Ich bin ein Mensch, der lange braucht um wagemutig zu sein. Müsste ich mich zwischen Ungewissheit und Sicherheit entscheiden, wählte ich stets die Sicherheit. Ich wünschte dies zu ändern, aber oftmals wurde ich enttäuscht, wenn ich versuchte mutig zu sein. Letztendlich krieche ich immer wieder in meine Seifenblase zurück und mache es mir dort bequem. Mit der Zeit stelle ich aber fest, dass so zu leben, nur halb so schön ist. Es macht viel mehr Freude, wenn das Herz schneller schlägt, die Haut vor Aufregung kribbelt und die Zukunft, zumindest in Teilen, ungewiss ist.
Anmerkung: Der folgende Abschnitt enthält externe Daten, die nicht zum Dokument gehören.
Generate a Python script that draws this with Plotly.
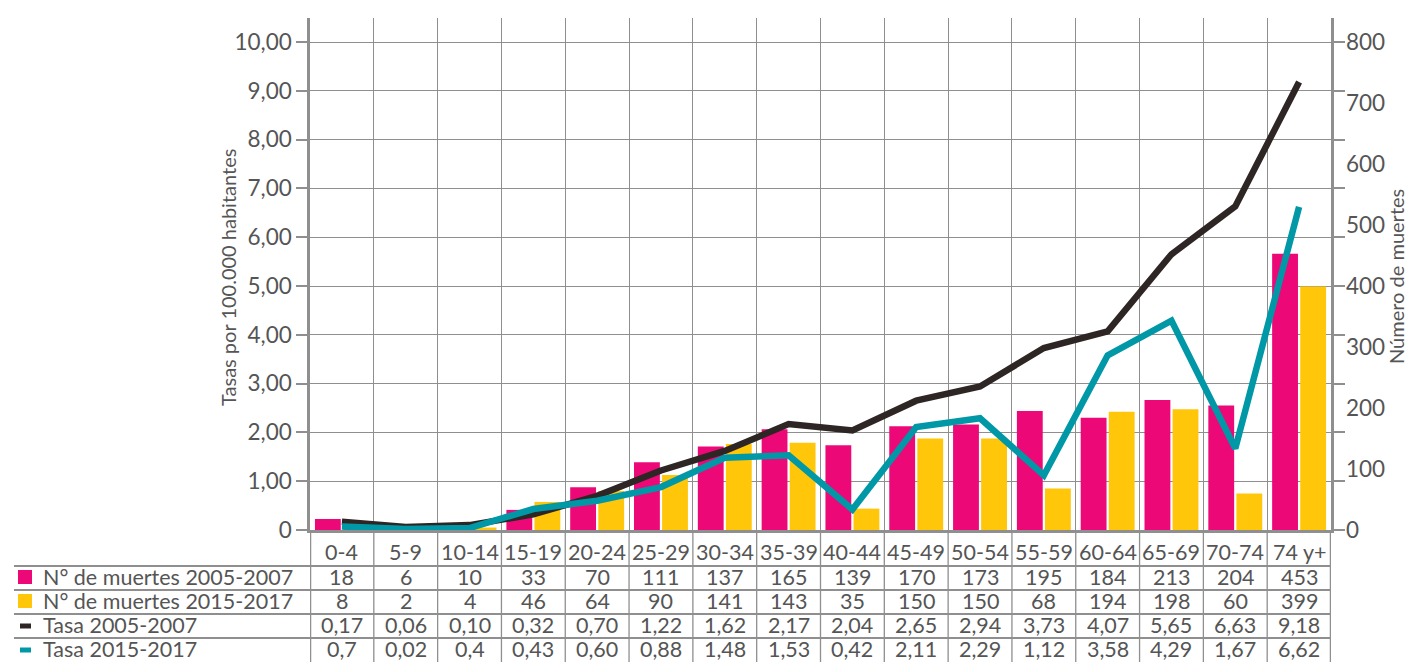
import plotly.graph_objects as go

# datos
grupos = ["0-4", "5-9", "10-14", "15-19", "20-24", "25-29", "30-34", "35-39",
          "40-44", "45-49", "50-54", "55-59", "60-64", "65-69", "70-74", "74 y+"]
muertes_0507 = [18, 6, 10, 33, 70, 111, 137, 165, 139, 170, 173, 195, 184, 213, 204, 453]
muertes_1517 = [8, 2, 4, 46, 64, 90, 141, 143, 35, 150, 150, 68, 194, 198, 60, 399]
tasa_0507 = [0.17, 0.06, 0.10, 0.32, 0.70, 1.22, 1.62, 2.17, 2.04, 2.65, 2.94, 3.73,
             4.07, 5.65, 6.63, 9.18]
tasa_1517 = [0.07, 0.02, 0.04, 0.43, 0.60, 0.88, 1.48, 1.53, 0.42, 2.11, 2.29, 1.12,
             3.58, 4.29, 1.67, 6.62]
# como aparece escrito en la tabla
tasa_1517_tabla = ["0,7", "0,02", "0,4", "0,43", "0,60", "0,88", "1,48", "1,53", "0,42",
                   "2,11", "2,29", "1,12", "3,58", "4,29", "1,67", "6,62"]
tasa_ticks = list(range(0, 11))
tasa_ticktext = ["0"] + [f"{v},00" for v in tasa_ticks[1:]]
muertes_ticks = list(range(0, 801, 100))

MAGENTA = "#EC0877"
AMARILLO = "#FFC60A"
NEGRO = "#2D2624"
TURQUESA = "#0098A6"
GRIS = "#8F8F8F"
TEXTO = "#555555"
FUENTE = "Lato, sans-serif"

# geometria: la pagina tiene 8px de margen, todo se mide en pixeles de pagina
OFF = 8
W, H = 1413 - OFF, 662 - OFF
L, R, T, B = 310 - OFF, 82, 18 - OFF, 132
PW, PH = W - L - R, H - T - B
Y0 = 530  # pixel de pagina del eje x


def py(px):  # pixel vertical de pagina -> paper
    return (Y0 - px) / PH


def pxp(px):  # pixel horizontal de pagina -> paper
    return (px - 310) / PW


fig = go.Figure()
fig.add_trace(go.Bar(x=grupos, y=muertes_0507, name="N° de muertes 2005-2007",
                     marker_color=MAGENTA, marker_line_width=0, yaxis="y"))
fig.add_trace(go.Bar(x=grupos, y=muertes_1517, name="N° de muertes 2015-2017",
                     marker_color=AMARILLO, marker_line_width=0, yaxis="y"))
fig.add_trace(go.Scatter(x=grupos, y=tasa_0507, name="Tasa 2005-2007", mode="lines",
                         line=dict(color=NEGRO, width=6.5), yaxis="y2"))
fig.add_trace(go.Scatter(x=grupos, y=tasa_1517, name="Tasa 2015-2017", mode="lines",
                         line=dict(color=TURQUESA, width=6.5), yaxis="y2"))

ymax_tasa = 10 * PH / 488
fig.update_layout(
    width=W, height=H,
    margin=dict(l=L, r=R, t=T, b=B),
    paper_bgcolor="white", plot_bgcolor="white",
    showlegend=False,
    barmode="group", bargap=0.12, bargroupgap=0.08,
    font=dict(family=FUENTE, color=TEXTO, size=21),
    xaxis=dict(type="category", range=[-0.5, 15.5], tickson="boundaries",
               showgrid=True, gridcolor=GRIS, gridwidth=1.3,
               showticklabels=False, ticks="",
               showline=True, linecolor=GRIS, linewidth=2.5),
    yaxis=dict(side="right", range=[0, 800 * ymax_tasa / 10], tickvals=muertes_ticks,
               showgrid=False, ticks="", showline=False, zeroline=False,
               tickfont=dict(size=22.5, color=TEXTO), ticklabelstandoff=14),
    yaxis2=dict(overlaying="y", side="left", range=[0, ymax_tasa],
                tickvals=tasa_ticks, ticktext=tasa_ticktext,
                showgrid=True, gridcolor=GRIS, gridwidth=1.3, zeroline=False,
                ticks="outside", ticklen=11, tickcolor=GRIS, tickwidth=1.5,
                showline=True, mirror="ticks", linecolor=GRIS, linewidth=2.5,
                tickfont=dict(size=22.5, color=TEXTO)),
)

shapes = []
anns = []
# lineas verticales de la tabla
for i in range(len(grupos) + 1):
    shapes.append(dict(type="line", xref="x", yref="paper", x0=i - 0.5, x1=i - 0.5,
                       y0=0, y1=py(666),
                       line=dict(color=GRIS, width=2.5 if i in (0, len(grupos)) else 1.3)))
# lineas horizontales de la tabla
for yy in [566, 590, 614, 638]:
    shapes.append(dict(type="line", xref="paper", yref="paper", x0=pxp(14), x1=1,
                       y0=py(yy), y1=py(yy), line=dict(color=GRIS, width=2)))

# encabezados y valores
filas_y = [577, 601, 625, 649]
filas = [
    [str(v) for v in muertes_0507],
    [str(v) for v in muertes_1517],
    [f"{v:.2f}".replace(".", ",") for v in tasa_0507],
    tasa_1517_tabla,
]
for j, g in enumerate(grupos):
    anns.append(dict(x=g, xref="x", y=py(552), yref="paper", text=g, showarrow=False,
                     yanchor="middle", font=dict(size=21.5, color=TEXTO)))
    for fila, yy in zip(filas, filas_y):
        anns.append(dict(x=g, xref="x", y=py(yy), yref="paper", text=fila[j],
                         showarrow=False, yanchor="middle", font=dict(size=21.5, color=TEXTO)))

# etiquetas de filas con su simbolo
for k, yy in enumerate(filas_y):
    anns.append(dict(x=pxp(41), xref="paper", y=py(yy), yref="paper", text=fig.data[k].name,
                     showarrow=False, xanchor="left", yanchor="middle",
                     font=dict(size=21.5, color=TEXTO)))
    if k < 2:
        color = MAGENTA if k == 0 else AMARILLO
        shapes.append(dict(type="rect", xref="paper", yref="paper",
                           x0=pxp(18), x1=pxp(32), y0=py(yy + 7), y1=py(yy - 7),
                           fillcolor=color, line_width=0))
    else:
        color = NEGRO if k == 2 else TURQUESA
        shapes.append(dict(type="line", xref="paper", yref="paper",
                           x0=pxp(20), x1=pxp(31), y0=py(yy + 1), y1=py(yy + 1),
                           line=dict(color=color, width=5)))

# titulos de ejes
anns.append(dict(x=pxp(228), xref="paper", y=py(278), yref="paper",
                 text="Tasas por 100.000 habitantes", textangle=-90, showarrow=False,
                 xanchor="center", yanchor="middle", font=dict(size=20, color=TEXTO)))
anns.append(dict(x=pxp(1396), xref="paper", y=py(277), yref="paper",
                 text="Número de muertes", textangle=-90, showarrow=False,
                 xanchor="center", yanchor="middle", font=dict(size=20, color=TEXTO)))

fig.update_layout(shapes=shapes, annotations=anns)
fig.write_html("out.html")
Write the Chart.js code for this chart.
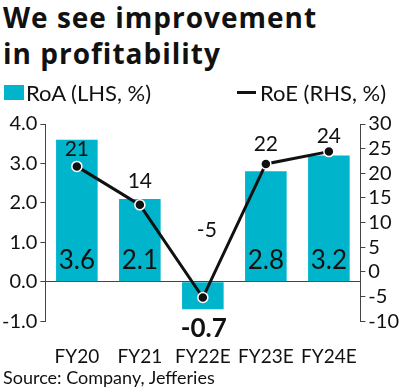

Genauso geht es Santiago. Santiago ist Schafhirte in Andalusien und träumt davon, die Welt zu bereisen. Der Schafhirte ist der Hauptprotagonist von Paulo Coelhos Roman „Der Alchimist“. Coelhos schickt den Leser auf eine Reise mit Santiago, nachdem er zweimal von einem Kind träumte, das ihm am Fuße der Pyramiden einen Schatz zeigt. Eine Traumdeuterin fordert Santiago auf, dem Traum zu folgen und so beginnt er seinen Weg in eine ungewisse Zukunft. Er beginnt ein Leben als Rastloser, Entdecker und Schüler. Seinen Weg kreuzen immer wieder Personen, die ihn bereichern. Die ihn lehren und wachsen lassen. Dabei sind dies nicht nur positive Begegnungen: Santiago hat mit Räubern und Egoisten zu kämpfen. Mit Niederlagen und Selbstzweifeln. Mit Schmerzen und Hoffnungslosigkeit. Aber er geht weiter. Setzt einen Fuß vor den anderen, lernt dabei die Liebe seines Lebens, Fatima, kennen und trifft durch einen Akt der Selbstlosigkeit auf den Alchimisten. Dies ist einer der weisesten und selbstlosesten Menschen, die es zu geben scheint. Eine Person, die aus Blei Gold machen kann und Santiago dies nach einer langen, gemeinsamen Reise lehrt.
I am like everyone else – I see the world in terms of what I would like to see happen, not what actually does.
(Paulo Coelho, The Alchimist)
Letztendlich erreicht Santiago den Fuß der Pyramiden und gräbt nach dem Schatz, der ihm im Traum erschien. Aber dort stößt er auf keinen Reichtum, sondern auf Räuber, denen Santiago seinen Traum erzählt. Sie verspotten ihn, dass er eine so weite Reise wegen eines Traums auf sich nimmt. Schließlich berichtet einer der Diebe von seinem wiederkehrenden Traum: Von einem Schatz in Andalusien, der bei einer Kirche liegt, wo Hirten ihre Schafe hüten und von einem Feigenbaum, der in der Sakristei wächst. Aber er sei niemals so blöd, für einen Traum die Wüste zu durchqueren. Der aufmerksame Leser wird nun bemerkt haben, dass Santiago aus Andalusien kommt, dort als Schafhirte arbeitet und wie der Zufall es so will, nebst der Sakristei. Ihm fällt es also wie Schuppen vor die Augen und knackt das Geheimnis der Alchemie, dass Blei (Träume) in Gold (Wirklichkeit) zu verwandeln, die Erfüllung des eigenen Lebensplans ist. Nur so erreicht man seine Ziele und gelangt schließlich zum Schatz. Die Liebe spielt dabei natürlich eine nicht unerhebliche Rolle, denn sie hält das Ganze irgendwie zusammen und geleitet uns auf diesem Weg. Zurück in Andalusien findet er den Schatz und kehrt natürlich zurück zu Fatima, um sie zu heiraten.
Santiago ist, neben Iron Man natürlich, einer meiner größten Helden. Er entscheidet sich für eine ungewisse Zukunft, steht nach jedem Rückschlag wieder auf und verliert sein Ziel niemals aus den Augen. Er strebt danach, seinen Traum zu verwirklichen und trotzt dabei allen Widrigkeiten. Er vertraut schlichtweg auf das Universum und sich selbst.
When you want something, all the universe conspires in helping you to achieve it.
(Paulo Coelho, The Alchimist)
Immer wenn ich mutlos, erschöpft und angstvoll bin, denke ich an Santiago. Denke an sein schier unbegrenztes Selbstvertrauen und seinen Optimismus. Santiago zeigt mir, dass eine Reise zielführend ist, auch wenn es manchmal nicht den Anschein hat.
Also los, geht raus in die Welt und findet euren eigenen, ganz persönlichen Schatz. Vielleicht befindet er sich ja schon direkt neben Euch.